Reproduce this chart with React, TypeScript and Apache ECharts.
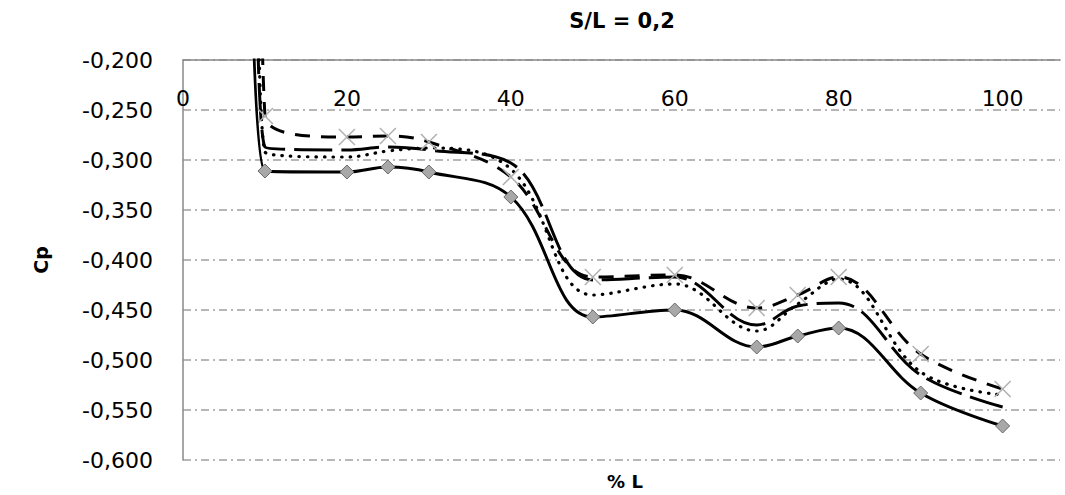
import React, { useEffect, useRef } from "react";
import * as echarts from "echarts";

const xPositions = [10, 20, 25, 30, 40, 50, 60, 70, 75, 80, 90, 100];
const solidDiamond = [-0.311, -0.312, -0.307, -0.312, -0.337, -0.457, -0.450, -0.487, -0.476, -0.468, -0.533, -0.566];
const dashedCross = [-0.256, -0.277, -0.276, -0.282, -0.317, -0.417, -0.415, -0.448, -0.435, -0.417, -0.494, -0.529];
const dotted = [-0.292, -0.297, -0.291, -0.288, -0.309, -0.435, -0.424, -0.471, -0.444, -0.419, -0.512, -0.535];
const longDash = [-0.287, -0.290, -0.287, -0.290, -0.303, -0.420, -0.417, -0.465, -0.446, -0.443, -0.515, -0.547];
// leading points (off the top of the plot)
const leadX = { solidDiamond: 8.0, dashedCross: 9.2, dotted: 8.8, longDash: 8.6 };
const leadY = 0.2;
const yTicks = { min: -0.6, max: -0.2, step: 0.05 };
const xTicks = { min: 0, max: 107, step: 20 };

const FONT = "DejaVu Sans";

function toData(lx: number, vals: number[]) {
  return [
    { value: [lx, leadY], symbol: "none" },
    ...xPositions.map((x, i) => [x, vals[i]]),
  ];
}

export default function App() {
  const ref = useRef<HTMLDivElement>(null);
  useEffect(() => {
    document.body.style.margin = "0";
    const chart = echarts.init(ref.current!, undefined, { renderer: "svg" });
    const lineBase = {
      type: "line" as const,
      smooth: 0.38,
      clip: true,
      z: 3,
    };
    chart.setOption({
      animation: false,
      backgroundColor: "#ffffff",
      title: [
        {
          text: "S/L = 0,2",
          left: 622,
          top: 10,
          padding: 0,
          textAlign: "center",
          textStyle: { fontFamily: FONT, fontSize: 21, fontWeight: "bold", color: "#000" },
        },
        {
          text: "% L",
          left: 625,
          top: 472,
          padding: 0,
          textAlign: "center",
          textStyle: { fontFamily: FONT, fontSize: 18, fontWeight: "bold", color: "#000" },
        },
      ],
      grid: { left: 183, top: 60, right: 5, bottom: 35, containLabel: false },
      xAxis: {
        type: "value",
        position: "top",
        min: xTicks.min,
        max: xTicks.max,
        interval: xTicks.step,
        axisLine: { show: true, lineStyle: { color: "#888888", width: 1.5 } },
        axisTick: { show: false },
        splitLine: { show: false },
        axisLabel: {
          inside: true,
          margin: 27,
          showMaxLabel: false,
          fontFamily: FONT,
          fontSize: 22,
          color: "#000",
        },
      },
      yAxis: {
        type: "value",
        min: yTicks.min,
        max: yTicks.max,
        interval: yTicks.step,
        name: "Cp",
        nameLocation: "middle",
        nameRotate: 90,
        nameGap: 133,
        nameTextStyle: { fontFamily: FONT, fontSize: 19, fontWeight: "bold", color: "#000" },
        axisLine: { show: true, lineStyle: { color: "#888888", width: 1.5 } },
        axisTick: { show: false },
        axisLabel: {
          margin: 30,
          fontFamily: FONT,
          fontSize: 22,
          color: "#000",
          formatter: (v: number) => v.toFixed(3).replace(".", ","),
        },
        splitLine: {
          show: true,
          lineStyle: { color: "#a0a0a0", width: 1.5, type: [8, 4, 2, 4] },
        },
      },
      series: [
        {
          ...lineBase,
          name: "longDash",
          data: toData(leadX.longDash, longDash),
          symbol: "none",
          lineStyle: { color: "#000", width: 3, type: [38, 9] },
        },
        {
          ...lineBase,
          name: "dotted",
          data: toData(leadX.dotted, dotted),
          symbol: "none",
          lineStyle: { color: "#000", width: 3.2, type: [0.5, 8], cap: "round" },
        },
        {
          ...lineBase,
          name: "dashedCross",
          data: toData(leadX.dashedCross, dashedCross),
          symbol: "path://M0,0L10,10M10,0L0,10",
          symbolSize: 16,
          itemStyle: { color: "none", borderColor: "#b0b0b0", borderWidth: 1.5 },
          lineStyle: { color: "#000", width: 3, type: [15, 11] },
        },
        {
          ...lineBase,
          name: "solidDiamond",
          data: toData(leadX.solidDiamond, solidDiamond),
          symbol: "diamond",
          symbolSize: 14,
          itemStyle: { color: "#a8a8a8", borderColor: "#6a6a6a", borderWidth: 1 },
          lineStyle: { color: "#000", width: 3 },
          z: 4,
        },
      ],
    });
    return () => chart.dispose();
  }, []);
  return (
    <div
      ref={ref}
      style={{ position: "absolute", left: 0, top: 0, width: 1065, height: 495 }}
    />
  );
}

Task requirements:
Set down again, exactly, the lines of the material above from its first line to the one with "import * as", inclusive. Leave the pictures out.

Task response:
Reproduce this chart with React, TypeScript and Apache ECharts.
import React, { useEffect, useRef } from "react";
import * as echarts from "echarts";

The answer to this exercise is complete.